La violence et la dérision (1964). Plutôt que d’utiliser la violence contre le gouverneur d’une cité, rien de mieux que la dérision. Des marginaux décident de lancer une souscription en vue de lui ériger une statue. Des tracts à sa gloire sont diffusés. Dans une scène fameuse, un gendarme va s’acharner à tabasser un mendiant qui n’est en réalité qu’un pantin.

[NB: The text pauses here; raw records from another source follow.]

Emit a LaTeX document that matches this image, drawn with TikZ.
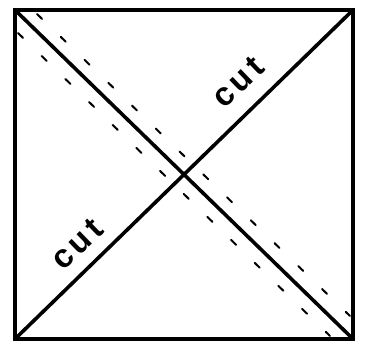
\documentclass[tikz,border=0pt]{standalone}
\usepackage{fontspec}
\newfontfamily\handfont[LetterSpace=12]{Liberation Sans}
\usetikzlibrary{positioning}

\begin{document}
\begin{tikzpicture}[x=1pt, y=-1pt,
  edgeline/.style={line width=4.8pt, line join=miter},
  diagline/.style={line width=3.6pt, line cap=round},
  foldline/.style={line width=2pt, dash pattern=on 7pt off 26pt, line cap=round},
  cutlabel/.style={font=\handfont\bfseries\fontsize{33}{33}\selectfont, rotate=44, inner sep=0pt}
]
  \useasboundingbox (0,0) rectangle (365,347);

  % paper square
  \coordinate (tl) at (15,10);
  \coordinate (tr) at (353,10);
  \coordinate (br) at (353,339);
  \coordinate (bl) at (15,339);
  \draw[edgeline] (tl) -- (tr) -- (br) -- (bl) -- cycle;

  % the two cuts
  \draw[diagline] (tl) -- (br);
  \draw[diagline] (bl) -- (tr);

  % fold lines beside the falling diagonal
  \coordinate (foldAs) at (37,14);
  \coordinate (foldAe) at (350,316);
  \coordinate (foldBs) at (18,33);
  \coordinate (foldBe) at (330,336);
  \draw[foldline] (foldAs) -- (foldAe);
  \draw[foldline] (foldBs) -- (foldBe);

  % labels
  \node[cutlabel] (cutA) at (238,82) {cut};
  \node[cutlabel] (cutB) at (77,244) {cut};
\end{tikzpicture}
\end{document}
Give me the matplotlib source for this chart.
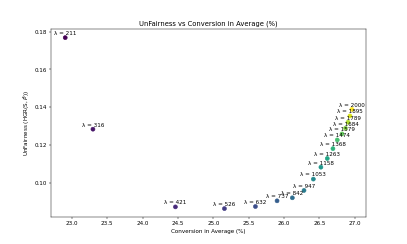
import matplotlib
matplotlib.use("Agg")
import matplotlib.pyplot as plt

lambdas = [211, 316, 421, 526, 632, 737, 842, 947, 1053, 1158, 1263, 1368, 1474, 1579, 1684, 1789, 1895, 2000]
conversion = [22.905, 23.297, 24.463, 25.156, 25.594, 25.900, 26.116, 26.281, 26.413, 26.520, 26.610, 26.690,
              26.751, 26.818, 26.867, 26.903, 26.931, 26.959]
unfairness = [0.1768, 0.1284, 0.0873, 0.0864, 0.0875, 0.0905, 0.0921, 0.0960, 0.1020, 0.1083, 0.1129, 0.1181,
              0.1227, 0.1259, 0.1289, 0.1321, 0.1354, 0.1389]

fig, ax = plt.subplots(figsize=(10, 6), dpi=40.7)
ax.scatter(conversion, unfairness, c=lambdas, cmap='viridis', s=50)
for l, x, y in zip(lambdas, conversion, unfairness):
    ax.annotate('λ = %d' % l, (x, y), xytext=(0, 5), textcoords='offset points', ha='center')
ax.set_title('UnFairness vs Conversion in Average (%)')
ax.set_xlabel('Conversion in Average (%)')
ax.set_ylabel(r'UnFairness (HGR(S, $\hat{P}$))')
fig.savefig('out.png', dpi=40.7)
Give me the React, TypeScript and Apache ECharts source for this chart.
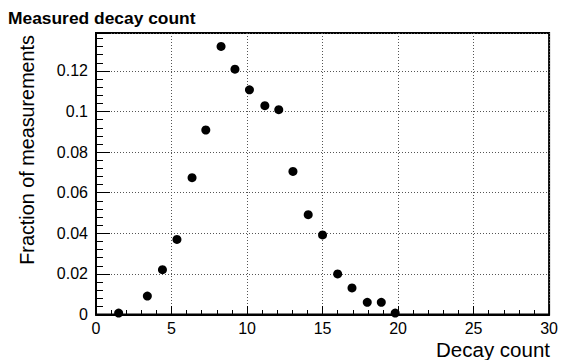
import React, { useEffect, useRef } from "react";
import * as echarts from "echarts";

const decayCounts = [1.5, 3.4, 4.4, 5.36, 6.36, 7.27, 8.28, 9.2, 10.16, 11.18, 12.1, 13.04, 14.05, 15.0, 16.0, 16.95, 17.96, 18.89, 19.81];
const fractions = [0.0007, 0.0091, 0.0221, 0.037, 0.0674, 0.0909, 0.1321, 0.1209, 0.1107, 0.1029, 0.1009, 0.0705, 0.0492, 0.0392, 0.02, 0.0131, 0.006, 0.006, 0.0007];

const chartTitle = "Measured decay count";
const xTitle = "Decay count";
const yTitle = "Fraction of measurements";

const FONT = "'Liberation Sans', Arial, Helvetica, sans-serif";

export default function App() {
  const ref = useRef<HTMLDivElement>(null);
  useEffect(() => {
    if (!ref.current) return;
    const chart = echarts.init(ref.current, null, { renderer: "svg" });
    const points = decayCounts.map((x, i) => [x, fractions[i]]);
    chart.setOption({
      animation: false,
      backgroundColor: "#fff",
      title: {
        text: chartTitle,
        left: 3,
        top: 4,
        textStyle: { fontFamily: FONT, fontWeight: "bold", fontSize: 17.4, color: "#000" },
      },
      grid: {
        left: 96,
        right: 10,
        top: 33,
        bottom: 45.5,
        show: true,
        borderColor: "#000",
        borderWidth: 2,
        backgroundColor: "transparent",
      },
      xAxis: {
        type: "value",
        min: 0,
        max: 30,
        interval: 5,
        axisLine: { show: true, onZero: false, lineStyle: { color: "#000", width: 2 } },
        axisTick: { show: true, inside: true, length: 8.5, lineStyle: { color: "#000", width: 1 } },
        minorTick: { show: true, splitNumber: 5, length: 4.5, lineStyle: { color: "#000", width: 1 } },
        axisLabel: { color: "#000", fontFamily: FONT, fontSize: 16, margin: 6 },
        splitLine: { show: true, lineStyle: { color: "#555", type: [1, 2], width: 1 } },
      },
      yAxis: {
        type: "value",
        min: 0,
        max: 0.1387,
        interval: 0.02,
        axisLine: { show: true, onZero: false, lineStyle: { color: "#000", width: 2 } },
        axisTick: { show: true, inside: true, length: 14, lineStyle: { color: "#000", width: 1 } },
        minorTick: { show: true, splitNumber: 5, length: 7, lineStyle: { color: "#000", width: 1 } },
        axisLabel: {
          color: "#000",
          fontFamily: FONT,
          fontSize: 16,
          margin: 8,
          showMaxLabel: false,
          formatter: (v: number) => String(Math.round(v * 100) / 100),
        },
        splitLine: { show: true, lineStyle: { color: "#555", type: [1, 2], width: 1 } },
      },
      graphic: [
        {
          type: "text",
          right: 11,
          top: 339,
          style: { text: xTitle, font: `20.5px ${FONT}`, fill: "#000" },
        },
        {
          type: "text",
          x: 17,
          y: 35,
          rotation: Math.PI / 2,
          style: {
            text: yTitle,
            font: `19.8px ${FONT}`,
            fill: "#000",
            align: "right",
            verticalAlign: "top",
          },
        },
      ],
      series: [
        {
          type: "scatter",
          data: points,
          symbol: "circle",
          symbolSize: 9,
          itemStyle: { color: "#000", opacity: 1 },
        },
      ],
    });
    return () => chart.dispose();
  }, []);
  return <div ref={ref} style={{ width: 561, height: 360, position: "absolute", left: 0, top: 0 }} />;
}
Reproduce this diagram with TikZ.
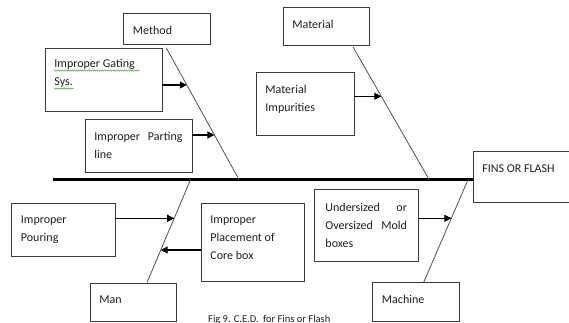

Un complot de saltimbanques (1975). Dans une petite ville, le chef de la police croit en l’existence d’un complot. Les pseudo-comploteurs ne cherchent en réalité qu’à s’amuser et à draguer et non pas à changer un monde qui les indiffère. L’un deux a passé plusieurs années à l’étranger et en est revenu avec un faux diplôme. Pour ses amis, les voyages ne servent à rien. Quant à la police, elle n’est là que pour apporter des emmerdements.

Une ambition dans le désert (1984). L’action se passe dans un émirat imaginaire du golfe Persique. L’absence de pétrole lui permet de vivre en paix. La richesse attire les chacals du monde capitaliste. Dans les pays voisins, le désert et le mode de vie traditionnel ont disparu : des routes, des camions, des avions et des frontières ont fait tout disparaître.

Les couleurs de l’infamie (1999). L’action se passe dans Le Caire d’aujourd’hui et met en scène deux pickpockets et un intellectuel. Un promoteur immobilier se fait voler une lettre révélant un scandale politico-financier. Dilemme : faut-il faire chanter le promoteur ou le mépriser ?

Tous les romans d’Albert Cossery sont édités chez Joëlle Losfeld. La maison de la mort certaine, Les fainéants dans la vallée fertile, Mendiants et orgueilleux et Un complot de saltimbanques viennent d’être republiés dans une collection de poche (50 F le volume). Vient de paraître : Les couleurs de l’infamie (85 F). Il existe également un livre d’entretiens : Conversation avec Albert Cossery par Michel Mitrani (1995).